At 59% ABV this is a kick-ass rum. Other reviews tell me that this is not an “overproof” rum, but a genuine from-the-cask bottling the blender thought worked well at this ABV. As high in alcohol as it is, this rum can be sipped neat. One can feel the smoothness of the aged spirit even as one also notices the fire that comes up as you swallow it. That it can be sipped this way is a testament to its fine pedigree. Even at full strength it has a little creaminess and there are flavors melded into the alcohol but they are hard for me to tease out. Of all my spirits this is the only one I’ve discovered that stands up to added water without tasting like a diluted spirit. I found that about 1/4 teaspoon in a dram (1.5 oz) glass not only cuts the heat (only a bit) but enhances flavors. In particular, I get apricot, green grape, raisen, vanilla, and caramelized brown sugar in the flavors once a little water goes in.
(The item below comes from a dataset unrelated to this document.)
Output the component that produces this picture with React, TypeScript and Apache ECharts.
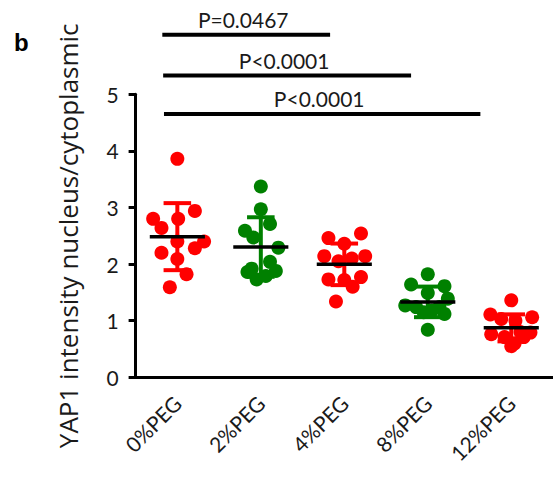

I remind myself to try this rum with an ice cube on the next warm day around here.

A quick calculation tells me that my 0.25 t-spoon brings the ABV down by only 3%. Not much but it makes a big difference in the flavors that come out of the rum.

As goes cigars I have nothing much to report. I’ve had only a few glasses of each of these bottles now and so paired them with but a few cigars. So far nothing stands up and shouts “great pairing” at me, but of course all the combinations have been enjoyable.

Neither of these rums will appeal to you if you like the sweeter stuff, even the moderately sweeter stuff. Both are dry up front with a tickle of sweetness. The Port Cask is distinctly sweet in its aftertaste, while the 2004 is less so but adding some water brings the sweetness out. Even undiluted it avoids the bitterness that comes up at the end of a swallow for some rums.

In my rum journey I have transitioned very far from the sweeter offerings I enjoyed early on (Atlantico, Papa’s Pilar, Diplomatico R.E. and others) to much drier rums. These two from Foursquare are exceptionally good. I think the flavors in the Port Cask are a little more fulfilling, but the 2004 is a grand example of superb refinement in rum. At roughly $40 the Port Cask is exceptional. At $70 the 2004 is of course more expensive, and more subtle version of the Port Cask.